* [Work to be completed]
Here are some records; return them all exactly.

* [Material for the task]
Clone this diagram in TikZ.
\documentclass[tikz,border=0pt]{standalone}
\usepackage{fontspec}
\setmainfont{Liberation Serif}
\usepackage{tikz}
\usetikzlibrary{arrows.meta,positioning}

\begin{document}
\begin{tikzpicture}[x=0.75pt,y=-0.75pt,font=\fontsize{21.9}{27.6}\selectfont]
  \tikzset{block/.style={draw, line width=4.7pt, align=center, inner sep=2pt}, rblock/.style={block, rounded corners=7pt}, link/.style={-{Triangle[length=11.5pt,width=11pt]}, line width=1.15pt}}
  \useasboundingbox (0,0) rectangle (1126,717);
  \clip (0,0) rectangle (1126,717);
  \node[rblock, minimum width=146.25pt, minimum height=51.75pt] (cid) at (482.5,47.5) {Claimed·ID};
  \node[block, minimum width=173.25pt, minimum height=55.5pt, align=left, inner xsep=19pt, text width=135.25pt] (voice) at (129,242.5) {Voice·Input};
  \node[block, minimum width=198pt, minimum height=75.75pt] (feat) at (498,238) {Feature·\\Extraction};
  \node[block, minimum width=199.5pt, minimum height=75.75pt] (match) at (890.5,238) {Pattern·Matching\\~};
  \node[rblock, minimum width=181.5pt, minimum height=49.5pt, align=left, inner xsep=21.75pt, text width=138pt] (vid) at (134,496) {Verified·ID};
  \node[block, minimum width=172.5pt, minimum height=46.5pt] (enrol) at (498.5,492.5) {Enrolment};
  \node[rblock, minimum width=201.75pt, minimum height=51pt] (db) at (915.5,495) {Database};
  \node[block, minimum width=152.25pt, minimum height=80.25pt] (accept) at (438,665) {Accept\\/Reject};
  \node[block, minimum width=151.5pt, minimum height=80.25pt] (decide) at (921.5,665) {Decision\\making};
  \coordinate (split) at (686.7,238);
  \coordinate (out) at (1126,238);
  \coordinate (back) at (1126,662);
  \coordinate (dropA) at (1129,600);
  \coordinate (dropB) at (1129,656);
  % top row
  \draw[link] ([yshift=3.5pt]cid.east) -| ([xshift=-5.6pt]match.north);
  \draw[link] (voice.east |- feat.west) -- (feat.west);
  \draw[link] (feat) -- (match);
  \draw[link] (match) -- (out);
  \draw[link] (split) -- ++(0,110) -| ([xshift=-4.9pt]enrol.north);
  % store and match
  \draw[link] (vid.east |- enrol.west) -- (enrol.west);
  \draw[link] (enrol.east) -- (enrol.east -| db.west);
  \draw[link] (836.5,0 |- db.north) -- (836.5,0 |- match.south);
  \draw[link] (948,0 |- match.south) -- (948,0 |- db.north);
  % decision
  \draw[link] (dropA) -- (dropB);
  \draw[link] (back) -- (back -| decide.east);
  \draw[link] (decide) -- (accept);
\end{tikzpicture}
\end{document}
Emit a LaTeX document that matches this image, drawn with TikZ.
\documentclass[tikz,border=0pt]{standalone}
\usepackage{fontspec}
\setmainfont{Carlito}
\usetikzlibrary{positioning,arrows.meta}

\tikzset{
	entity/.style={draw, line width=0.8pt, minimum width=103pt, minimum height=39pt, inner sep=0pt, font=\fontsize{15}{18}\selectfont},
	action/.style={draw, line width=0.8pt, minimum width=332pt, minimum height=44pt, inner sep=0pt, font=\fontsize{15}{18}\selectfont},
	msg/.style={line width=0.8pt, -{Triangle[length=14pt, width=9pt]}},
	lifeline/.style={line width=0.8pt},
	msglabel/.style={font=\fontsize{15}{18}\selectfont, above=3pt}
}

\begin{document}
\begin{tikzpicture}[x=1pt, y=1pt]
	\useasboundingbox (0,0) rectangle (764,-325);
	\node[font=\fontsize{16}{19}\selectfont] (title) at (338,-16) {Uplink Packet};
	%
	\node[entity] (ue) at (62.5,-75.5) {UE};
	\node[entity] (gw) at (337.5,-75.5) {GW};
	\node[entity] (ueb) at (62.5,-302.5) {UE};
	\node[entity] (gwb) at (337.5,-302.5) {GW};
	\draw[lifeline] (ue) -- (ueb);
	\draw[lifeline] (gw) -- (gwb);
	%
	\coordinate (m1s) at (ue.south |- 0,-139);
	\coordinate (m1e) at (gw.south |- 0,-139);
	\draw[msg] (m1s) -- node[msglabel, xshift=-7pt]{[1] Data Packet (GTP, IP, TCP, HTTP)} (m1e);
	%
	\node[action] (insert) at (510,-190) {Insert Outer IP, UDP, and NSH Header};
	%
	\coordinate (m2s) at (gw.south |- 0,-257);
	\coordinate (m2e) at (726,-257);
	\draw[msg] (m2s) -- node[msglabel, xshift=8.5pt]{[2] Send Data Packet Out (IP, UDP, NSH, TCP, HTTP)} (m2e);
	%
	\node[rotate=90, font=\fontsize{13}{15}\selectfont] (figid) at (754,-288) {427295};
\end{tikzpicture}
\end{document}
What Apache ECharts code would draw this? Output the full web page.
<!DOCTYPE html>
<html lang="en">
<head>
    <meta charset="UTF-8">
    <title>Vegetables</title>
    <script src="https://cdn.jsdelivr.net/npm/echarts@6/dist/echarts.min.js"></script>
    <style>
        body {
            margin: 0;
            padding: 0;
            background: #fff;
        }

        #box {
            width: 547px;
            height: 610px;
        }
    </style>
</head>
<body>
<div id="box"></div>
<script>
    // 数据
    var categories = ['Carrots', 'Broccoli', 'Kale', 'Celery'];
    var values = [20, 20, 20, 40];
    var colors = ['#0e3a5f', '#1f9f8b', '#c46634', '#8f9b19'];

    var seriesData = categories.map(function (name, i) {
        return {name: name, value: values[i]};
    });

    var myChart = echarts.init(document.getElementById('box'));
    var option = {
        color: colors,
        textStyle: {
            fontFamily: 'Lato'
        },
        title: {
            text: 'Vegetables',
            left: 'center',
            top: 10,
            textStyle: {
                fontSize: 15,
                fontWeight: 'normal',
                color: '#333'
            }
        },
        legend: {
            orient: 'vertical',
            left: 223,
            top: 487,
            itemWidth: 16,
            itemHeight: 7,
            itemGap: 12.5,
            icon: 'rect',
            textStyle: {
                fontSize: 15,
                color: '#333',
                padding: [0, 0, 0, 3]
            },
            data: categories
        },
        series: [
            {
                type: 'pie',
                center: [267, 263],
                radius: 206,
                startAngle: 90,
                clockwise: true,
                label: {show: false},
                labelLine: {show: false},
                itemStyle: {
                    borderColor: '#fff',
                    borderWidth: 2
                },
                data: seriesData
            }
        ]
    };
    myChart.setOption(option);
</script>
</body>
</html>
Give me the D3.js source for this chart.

* [Solved problem]
Clone this diagram in TikZ.
\documentclass[tikz,border=0pt]{standalone}
\usepackage{fontspec}
\setmainfont{Liberation Serif}
\usepackage{tikz}
\usetikzlibrary{arrows.meta,positioning}

\begin{document}
\begin{tikzpicture}[x=0.75pt,y=-0.75pt,font=\fontsize{21.9}{27.6}\selectfont]
  \tikzset{block/.style={draw, line width=4.7pt, align=center, inner sep=2pt}, rblock/.style={block, rounded corners=7pt}, link/.style={-{Triangle[length=11.5pt,width=11pt]}, line width=1.15pt}}
  \useasboundingbox (0,0) rectangle (1126,717);
  \clip (0,0) rectangle (1126,717);
  \node[rblock, minimum width=146.25pt, minimum height=51.75pt] (cid) at (482.5,47.5) {Claimed·ID};
  \node[block, minimum width=173.25pt, minimum height=55.5pt, align=left, inner xsep=19pt, text width=135.25pt] (voice) at (129,242.5) {Voice·Input};
  \node[block, minimum width=198pt, minimum height=75.75pt] (feat) at (498,238) {Feature·\\Extraction};
  \node[block, minimum width=199.5pt, minimum height=75.75pt] (match) at (890.5,238) {Pattern·Matching\\~};
  \node[rblock, minimum width=181.5pt, minimum height=49.5pt, align=left, inner xsep=21.75pt, text width=138pt] (vid) at (134,496) {Verified·ID};
  \node[block, minimum width=172.5pt, minimum height=46.5pt] (enrol) at (498.5,492.5) {Enrolment};
  \node[rblock, minimum width=201.75pt, minimum height=51pt] (db) at (915.5,495) {Database};
  \node[block, minimum width=152.25pt, minimum height=80.25pt] (accept) at (438,665) {Accept\\/Reject};
  \node[block, minimum width=151.5pt, minimum height=80.25pt] (decide) at (921.5,665) {Decision\\making};
  \coordinate (split) at (686.7,238);
  \coordinate (out) at (1126,238);
  \coordinate (back) at (1126,662);
  \coordinate (dropA) at (1129,600);
  \coordinate (dropB) at (1129,656);
  % top row
  \draw[link] ([yshift=3.5pt]cid.east) -| ([xshift=-5.6pt]match.north);
  \draw[link] (voice.east |- feat.west) -- (feat.west);
  \draw[link] (feat) -- (match);
  \draw[link] (match) -- (out);
  \draw[link] (split) -- ++(0,110) -| ([xshift=-4.9pt]enrol.north);
  % store and match
  \draw[link] (vid.east |- enrol.west) -- (enrol.west);
  \draw[link] (enrol.east) -- (enrol.east -| db.west);
  \draw[link] (836.5,0 |- db.north) -- (836.5,0 |- match.south);
  \draw[link] (948,0 |- match.south) -- (948,0 |- db.north);
  % decision
  \draw[link] (dropA) -- (dropB);
  \draw[link] (back) -- (back -| decide.east);
  \draw[link] (decide) -- (accept);
\end{tikzpicture}
\end{document}
Emit a LaTeX document that matches this image, drawn with TikZ.
\documentclass[tikz,border=0pt]{standalone}
\usepackage{fontspec}
\setmainfont{Carlito}
\usetikzlibrary{positioning,arrows.meta}

\tikzset{
	entity/.style={draw, line width=0.8pt, minimum width=103pt, minimum height=39pt, inner sep=0pt, font=\fontsize{15}{18}\selectfont},
	action/.style={draw, line width=0.8pt, minimum width=332pt, minimum height=44pt, inner sep=0pt, font=\fontsize{15}{18}\selectfont},
	msg/.style={line width=0.8pt, -{Triangle[length=14pt, width=9pt]}},
	lifeline/.style={line width=0.8pt},
	msglabel/.style={font=\fontsize{15}{18}\selectfont, above=3pt}
}

\begin{document}
\begin{tikzpicture}[x=1pt, y=1pt]
	\useasboundingbox (0,0) rectangle (764,-325);
	\node[font=\fontsize{16}{19}\selectfont] (title) at (338,-16) {Uplink Packet};
	%
	\node[entity] (ue) at (62.5,-75.5) {UE};
	\node[entity] (gw) at (337.5,-75.5) {GW};
	\node[entity] (ueb) at (62.5,-302.5) {UE};
	\node[entity] (gwb) at (337.5,-302.5) {GW};
	\draw[lifeline] (ue) -- (ueb);
	\draw[lifeline] (gw) -- (gwb);
	%
	\coordinate (m1s) at (ue.south |- 0,-139);
	\coordinate (m1e) at (gw.south |- 0,-139);
	\draw[msg] (m1s) -- node[msglabel, xshift=-7pt]{[1] Data Packet (GTP, IP, TCP, HTTP)} (m1e);
	%
	\node[action] (insert) at (510,-190) {Insert Outer IP, UDP, and NSH Header};
	%
	\coordinate (m2s) at (gw.south |- 0,-257);
	\coordinate (m2e) at (726,-257);
	\draw[msg] (m2s) -- node[msglabel, xshift=8.5pt]{[2] Send Data Packet Out (IP, UDP, NSH, TCP, HTTP)} (m2e);
	%
	\node[rotate=90, font=\fontsize{13}{15}\selectfont] (figid) at (754,-288) {427295};
\end{tikzpicture}
\end{document}
What Apache ECharts code would draw this? Output the full web page.
<!DOCTYPE html>
<html lang="en">
<head>
    <meta charset="UTF-8">
    <title>Vegetables</title>
    <script src="https://cdn.jsdelivr.net/npm/echarts@6/dist/echarts.min.js"></script>
    <style>
        body {
            margin: 0;
            padding: 0;
            background: #fff;
        }

        #box {
            width: 547px;
            height: 610px;
        }
    </style>
</head>
<body>
<div id="box"></div>
<script>
    // 数据
    var categories = ['Carrots', 'Broccoli', 'Kale', 'Celery'];
    var values = [20, 20, 20, 40];
    var colors = ['#0e3a5f', '#1f9f8b', '#c46634', '#8f9b19'];

    var seriesData = categories.map(function (name, i) {
        return {name: name, value: values[i]};
    });

    var myChart = echarts.init(document.getElementById('box'));
    var option = {
        color: colors,
        textStyle: {
            fontFamily: 'Lato'
        },
        title: {
            text: 'Vegetables',
            left: 'center',
            top: 10,
            textStyle: {
                fontSize: 15,
                fontWeight: 'normal',
                color: '#333'
            }
        },
        legend: {
            orient: 'vertical',
            left: 223,
            top: 487,
            itemWidth: 16,
            itemHeight: 7,
            itemGap: 12.5,
            icon: 'rect',
            textStyle: {
                fontSize: 15,
                color: '#333',
                padding: [0, 0, 0, 3]
            },
            data: categories
        },
        series: [
            {
                type: 'pie',
                center: [267, 263],
                radius: 206,
                startAngle: 90,
                clockwise: true,
                label: {show: false},
                labelLine: {show: false},
                itemStyle: {
                    borderColor: '#fff',
                    borderWidth: 2
                },
                data: seriesData
            }
        ]
    };
    myChart.setOption(option);
</script>
</body>
</html>
Give me the D3.js source for this chart.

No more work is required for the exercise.